Google Could "Go Dark in China"
Here's what David Drummond, Google's senior vice president of corporate development and chief legal officer, had to say about what's at stake:
We currently automatically redirect everyone using Google.cn to Google.com.hk, our Hong Kong search engine. This redirect, which offers unfiltered search in simplified Chinese, has been working well for our users and for Google. However, it's clear from conversations we have had with Chinese government officials that they find the redirect unacceptable -- and that if we continue redirecting users our Internet Content Provider license will not be renewed (it's up for renewal on June 30). Without an ICP license, we can't operate a commercial website like Google.cn -- so Google would effectively go dark in China.
Google's revision to its Chinese site marks the second since its high-profile battle with the Chinese government over censorship issues, which in March led to the revamping of the site so that visitors to Google.cn were automatically redirected to its uncensored Hong Kong search site, Google.com.hk. The main difference with the latest revision is that Google.cn users will get to the Hong Kong site once they enter a search term in the box, rather than automatically after typing in the Google.cn website address.
Following the Letter of the Law
Under this latest revision, Google users in China will not only receive access to search through the Hong Kong site, but will also receive uncensored Google.cn services, such as music and text translation, directly off of the Chinese site.
Drummond notes in his blog: "This approach ensures we stay true to our commitment not to censor our results on Google.cn and gives users access to all of our services from one page."
Basically, Google is trying to follow the proverbial letter of the law, while the Chinese government wants it to follow the spirit of the law. Google is at a distinct disadvantage because its bartering chips are few and far between.

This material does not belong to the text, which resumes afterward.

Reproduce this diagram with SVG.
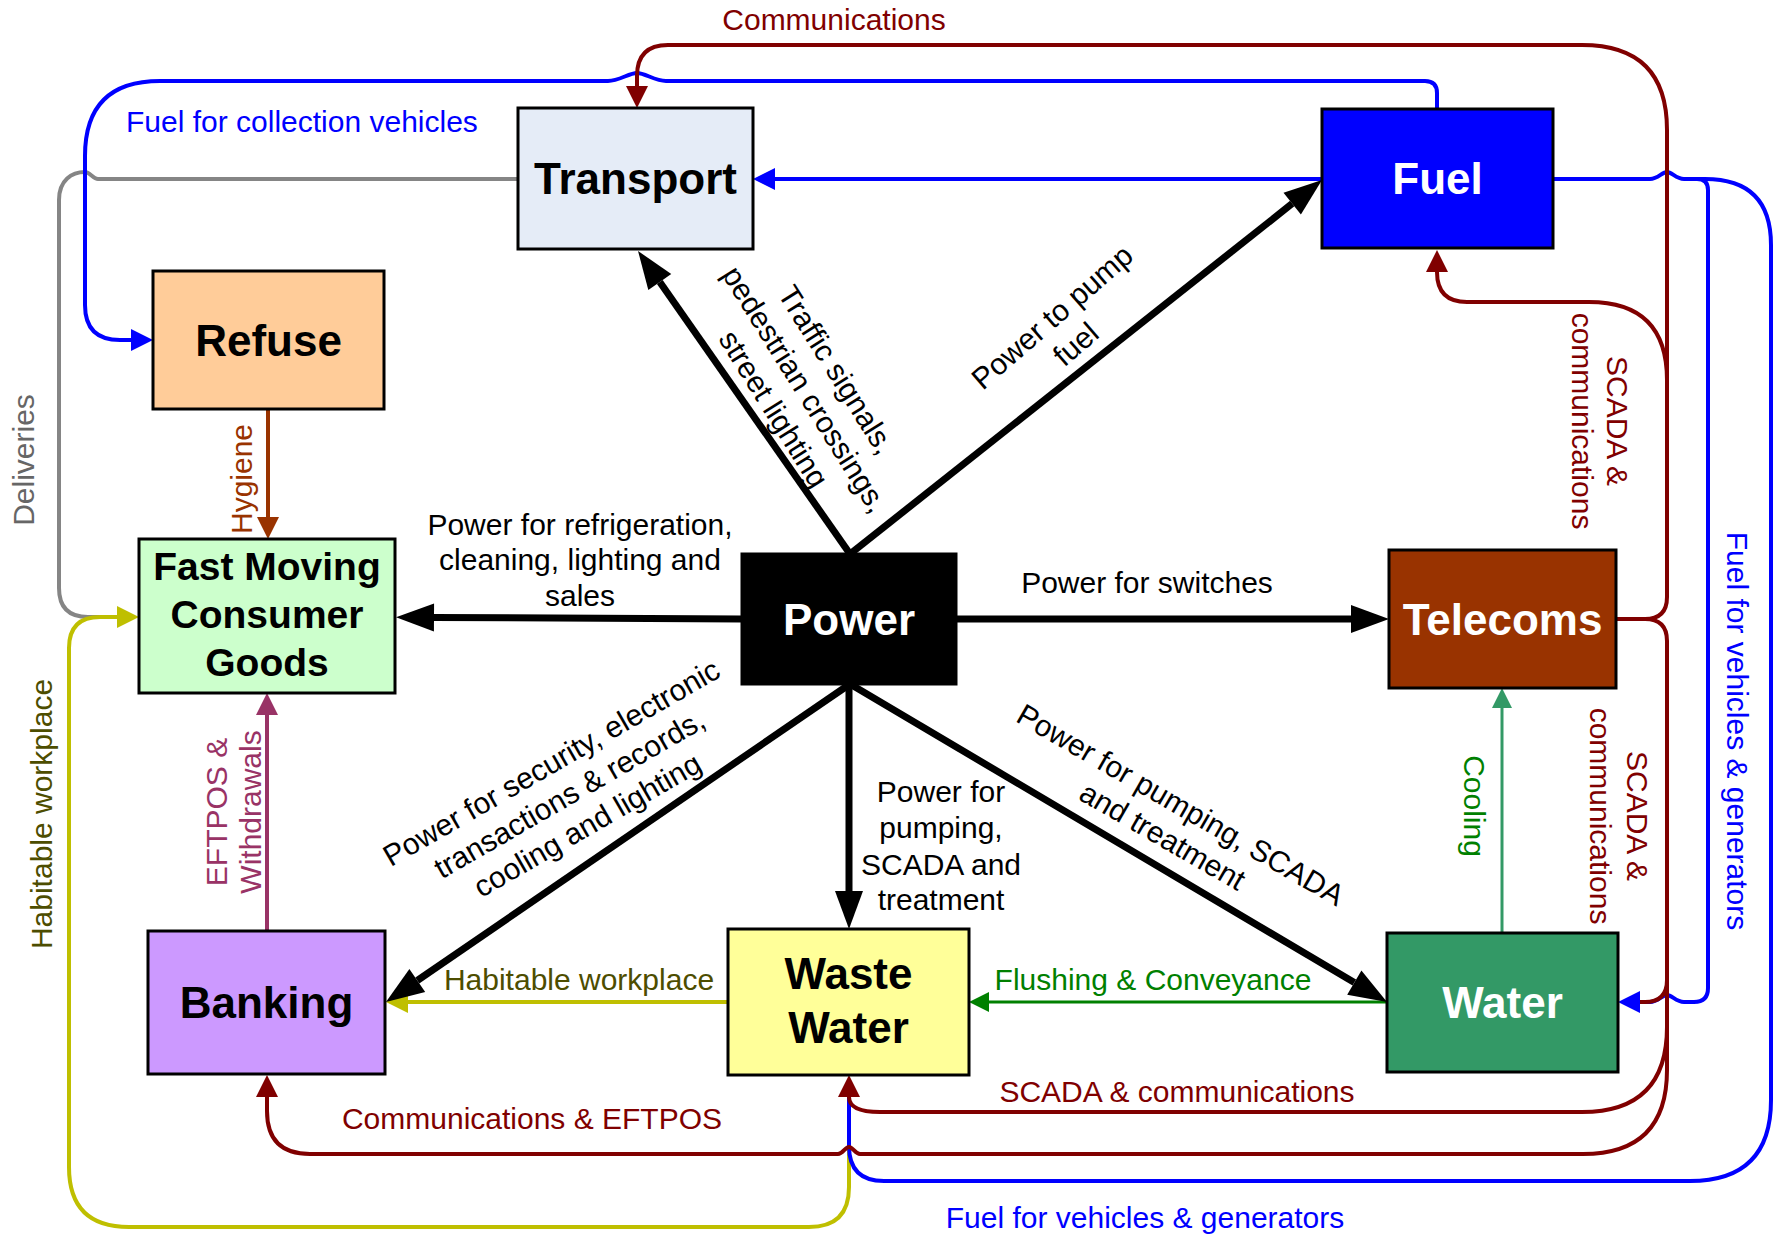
<svg xmlns="http://www.w3.org/2000/svg" width="1781" height="1235" viewBox="0 0 1781 1235">
<style>
.box{stroke:#000;stroke-width:3}
.title{font-family:"Liberation Sans",Arial,sans-serif;font-weight:bold;font-size:44px;text-anchor:middle}
.lbl{font-family:"Liberation Sans",Arial,sans-serif;font-size:30px}
.mid{text-anchor:middle}
.ln{fill:none;stroke-width:4}
.blk{fill:none;stroke:#000;stroke-width:7}
.red{stroke:#800000}
.blue{stroke:#0000FF}
.yel{stroke:#BFBF00}
</style>
<defs>
<marker id="ak" markerUnits="userSpaceOnUse" markerWidth="40" markerHeight="30" refX="0" refY="15" orient="auto" overflow="visible"><path d="M0,1 L38,15 L0,29 z" fill="#000"/></marker>
<marker id="ar" markerUnits="userSpaceOnUse" markerWidth="24" markerHeight="24" refX="0" refY="11" orient="auto" overflow="visible"><path d="M0,0 L22,11 L0,22 z" fill="#800000"/></marker>
<marker id="ab" markerUnits="userSpaceOnUse" markerWidth="24" markerHeight="24" refX="0" refY="11" orient="auto" overflow="visible"><path d="M0,0 L22,11 L0,22 z" fill="#0000FF"/></marker>
<marker id="ay" markerUnits="userSpaceOnUse" markerWidth="24" markerHeight="24" refX="0" refY="11" orient="auto" overflow="visible"><path d="M0,0 L22,11 L0,22 z" fill="#BFBF00"/></marker>
<marker id="abr" markerUnits="userSpaceOnUse" markerWidth="24" markerHeight="24" refX="0" refY="11" orient="auto" overflow="visible"><path d="M0,0 L22,11 L0,22 z" fill="#993300"/></marker>
<marker id="ap" markerUnits="userSpaceOnUse" markerWidth="24" markerHeight="24" refX="0" refY="11" orient="auto" overflow="visible"><path d="M0,0 L22,11 L0,22 z" fill="#993366"/></marker>
<marker id="ag" markerUnits="userSpaceOnUse" markerWidth="24" markerHeight="24" refX="0" refY="10" orient="auto" overflow="visible"><path d="M0,0 L20,10 L0,20 z" fill="#008000"/></marker>
<marker id="asg" markerUnits="userSpaceOnUse" markerWidth="24" markerHeight="24" refX="0" refY="10" orient="auto" overflow="visible"><path d="M0,0 L20,10 L0,20 z" fill="#339966"/></marker>
</defs>
<rect width="1781" height="1235" fill="#fff"/>

<g id="connectors">
  <!-- Deliveries (gray) -->
  <path class="ln" stroke="#858585" d="M518,179 H98 C93,179 90,172 85,172 C72,172 59,180 59,200 V588 Q59,617 88,617 H100"/>
  <!-- Habitable workplace to FMCG (yellow) -->
  <path class="ln yel" d="M849,1097 V1187 Q849,1227 809,1227 H129 Q69,1227 69,1167 V648 Q69,617 100,617 H117" marker-end="url(#ay)"/>
  <!-- Habitable workplace to Banking -->
  <path class="ln yel" d="M728,1002 H408" marker-end="url(#ay)"/>
  <!-- Fuel for vehicles & generators (outer, to Waste Water) -->
  <path class="ln blue" d="M1690,179 H1705 Q1771,179 1771,245 V1100 Q1771,1181 1690,1181 H884 Q849,1181 849,1146 V1097"/>
  <!-- Fuel for vehicles & generators (to Water) -->
  <path class="ln blue" d="M1553,179 H1650 C1658,179 1662,172 1667,172 C1672,172 1676,179 1684,179 H1697 Q1708,179 1708,190 V988 Q1708,1002 1694,1002 H1684 C1676,1002 1672,995 1667,995 C1662,995 1658,1002 1650,1002 H1640" marker-end="url(#ab)"/>
  <!-- Fuel to Transport -->
  <path class="ln blue" d="M1322,179 H775" marker-end="url(#ab)"/>
  <!-- Fuel for collection vehicles -->
  <path class="ln blue" d="M1437,109 V93 Q1437,81 1425,81 H666 C655,81 645,73 637,73 C629,73 619,81 608,81 H160 Q85,81 85,156 V305 Q85,340 120,340 H131" marker-end="url(#ab)"/>
  <!-- Communications Telecoms -> Transport -->
  <path class="ln red" d="M1616,619 H1645 Q1667,619 1667,597 V130 Q1667,45 1582,45 H668 Q637,45 637,76 V86" marker-end="url(#ar)"/>
  <!-- SCADA Telecoms -> Fuel -->
  <path class="ln red" d="M1667,380 Q1667,302 1589,302 H1467 Q1437,302 1437,272" marker-end="url(#ar)"/>
  <!-- SCADA Telecoms -> Water -->
  <path class="ln red" d="M1645,619 Q1667,619 1667,641 V980 Q1667,1002 1645,1002 H1640"/>
  <!-- SCADA Telecoms -> Waste Water -->
  <path class="ln red" d="M1667,980 V1027 Q1667,1112 1582,1112 H880 Q849,1112 849,1097" marker-end="url(#ar)"/>
  <!-- Communications & EFTPOS -> Banking -->
  <path class="ln red" d="M1667,1027 V1070 Q1667,1154 1583,1154 H860 C855,1154 853,1147 849,1147 C845,1147 843,1154 838,1154 H310 Q267,1154 267,1111 V1097" marker-end="url(#ar)"/>
  <!-- Hygiene -->
  <path class="ln" stroke="#993300" d="M268,409 V517" marker-end="url(#abr)"/>
  <!-- EFTPOS & Withdrawals -->
  <path class="ln" stroke="#993366" d="M267,931 V715" marker-end="url(#ap)"/>
  <!-- Flushing & Conveyance -->
  <path fill="none" stroke="#008000" stroke-width="3" d="M1387,1002 H989" marker-end="url(#ag)"/>
  <!-- Cooling -->
  <path fill="none" stroke="#339966" stroke-width="3" d="M1502,933 V708" marker-end="url(#asg)"/>
  <!-- Power arrows -->
  <path class="blk" d="M850,554 L659.8,282.1" marker-end="url(#ak)"/>
  <path class="blk" d="M850,554 L1292.2,203.6" marker-end="url(#ak)"/>
  <path class="blk" d="M742,619 L434,617.5" marker-end="url(#ak)"/>
  <path class="blk" d="M956,619 L1351,619" marker-end="url(#ak)"/>
  <path class="blk" d="M850,684 L417.3,980.5" marker-end="url(#ak)"/>
  <path class="blk" d="M849,684 L849,891" marker-end="url(#ak)"/>
  <path class="blk" d="M850,684 L1354.3,982.6" marker-end="url(#ak)"/>
</g>

<g id="node-transport"><rect class="box" x="518" y="108" width="235" height="141" fill="#E5ECF7"/><text class="title" x="635.5" y="194" fill="#000">Transport</text></g>
<g id="node-fuel"><rect class="box" x="1322" y="109" width="231" height="139" fill="#0000FF"/><text class="title" x="1437.5" y="194" fill="#fff">Fuel</text></g>
<g id="node-refuse"><rect class="box" x="153" y="271" width="231" height="138" fill="#FFCC99"/><text class="title" x="268.5" y="356" fill="#000">Refuse</text></g>
<g id="node-fmcg"><rect class="box" x="139" y="539" width="256" height="154" fill="#CCFFCC"/><text class="title" style="font-size:39px" x="267" y="580" fill="#000">Fast Moving</text><text class="title" style="font-size:39px" x="267" y="628" fill="#000">Consumer</text><text class="title" style="font-size:39px" x="267" y="676" fill="#000">Goods</text></g>
<g id="node-power"><rect class="box" x="742" y="554" width="214" height="130" fill="#000"/><text class="title" x="849" y="635" fill="#fff">Power</text></g>
<g id="node-telecoms"><rect class="box" x="1389" y="550" width="227" height="138" fill="#993300"/><text class="title" x="1502.5" y="635" fill="#fff">Telecoms</text></g>
<g id="node-banking"><rect class="box" x="148" y="931" width="237" height="143" fill="#CC99FF"/><text class="title" x="266.5" y="1018" fill="#000">Banking</text></g>
<g id="node-wastewater"><rect class="box" x="728" y="929" width="241" height="146" fill="#FFFF99"/><text class="title" x="848.5" y="989" fill="#000">Waste</text><text class="title" x="848.5" y="1043" fill="#000">Water</text></g>
<g id="node-water"><rect class="box" x="1387" y="933" width="231" height="139" fill="#339966"/><text class="title" x="1502.5" y="1018" fill="#fff">Water</text></g>

<g id="labels">
  <text class="lbl mid" x="834" y="30" fill="#800000">Communications</text>
  <text class="lbl" x="126" y="132" fill="#0000FF">Fuel for collection vehicles</text>
  <text class="lbl mid" transform="translate(34,460) rotate(-90)" fill="#666666">Deliveries</text>
  <text class="lbl mid" transform="translate(252,479) rotate(-90)" fill="#993300">Hygiene</text>
  <g class="lbl mid" fill="#000">
    <text x="580" y="535">Power for refrigeration,</text>
    <text x="580" y="570">cleaning, lighting and</text>
    <text x="580" y="606">sales</text>
  </g>
  <text class="lbl mid" x="1147" y="593" fill="#000">Power for switches</text>
  <g class="lbl mid" fill="#000" transform="translate(804,390) rotate(58)">
    <text x="0" y="-28">Traffic signals,</text>
    <text x="0" y="9">pedestrian crossings,</text>
    <text x="0" y="46">street lighting</text>
  </g>
  <g class="lbl mid" fill="#000" transform="translate(1053,318) rotate(-41)">
    <text x="0" y="9">Power to pump</text>
    <text x="0" y="45">fuel</text>
  </g>
  <g class="lbl mid" fill="#000" transform="translate(570,795) rotate(-30)">
    <text x="0" y="-27">Power for security, electronic</text>
    <text x="0" y="9">transactions &amp; records,</text>
    <text x="0" y="45">cooling and lighting</text>
  </g>
  <g class="lbl mid" fill="#000">
    <text x="941" y="802">Power for</text>
    <text x="941" y="838">pumping,</text>
    <text x="941" y="875">SCADA and</text>
    <text x="941" y="910">treatment</text>
  </g>
  <g class="lbl mid" fill="#000" transform="translate(1180,806) rotate(30)">
    <text x="0" y="9">Power for pumping, SCADA</text>
    <text x="0" y="45">and treatment</text>
  </g>
  <g class="lbl mid" fill="#800000" transform="translate(1607,421) rotate(90)">
    <text x="0" y="0">SCADA &amp;</text>
    <text x="0" y="35">communications</text>
  </g>
  <g class="lbl mid" fill="#800000" transform="translate(1627,816) rotate(90)">
    <text x="0" y="0">SCADA &amp;</text>
    <text x="0" y="37">communications</text>
  </g>
  <text class="lbl mid" transform="translate(1727,731) rotate(90)" fill="#0000FF">Fuel for vehicles &amp; generators</text>
  <text class="lbl mid" transform="translate(1464,806) rotate(90)" fill="#008000">Cooling</text>
  <text class="lbl mid" transform="translate(52,814) rotate(-90)" fill="#4D4D00">Habitable workplace</text>
  <g class="lbl mid" fill="#993366" transform="translate(227,812) rotate(-90)">
    <text x="0" y="0">EFTPOS &amp;</text>
    <text x="0" y="34">Withdrawals</text>
  </g>
  <text class="lbl mid" x="579" y="990" fill="#4D4D00">Habitable workplace</text>
  <text class="lbl mid" x="1153" y="990" fill="#008000">Flushing &amp; Conveyance</text>
  <text class="lbl mid" x="1177" y="1102" fill="#800000">SCADA &amp; communications</text>
  <text class="lbl mid" x="532" y="1129" fill="#800000">Communications &amp; EFTPOS</text>
  <text class="lbl mid" x="1145" y="1228" fill="#0000FF">Fuel for vehicles &amp; generators</text>
</g>
</svg>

Google can cite the number of Chinese workers who are pulling a paycheck from the search giant, but China itself has grown so much as an economic force that it's now looking to the U.S. to hire workers. For example, Google's competitor, China-based Baidu, is reportedly coming to a U.S. job fair to do just that later next month, according to a Reuters report.
Google says it re-submitted its Internet content provider license with its revised approach to its Google.cn site on Monday. It noted it remains hopeful the Chinese government will accept its revamped plans and renew its license.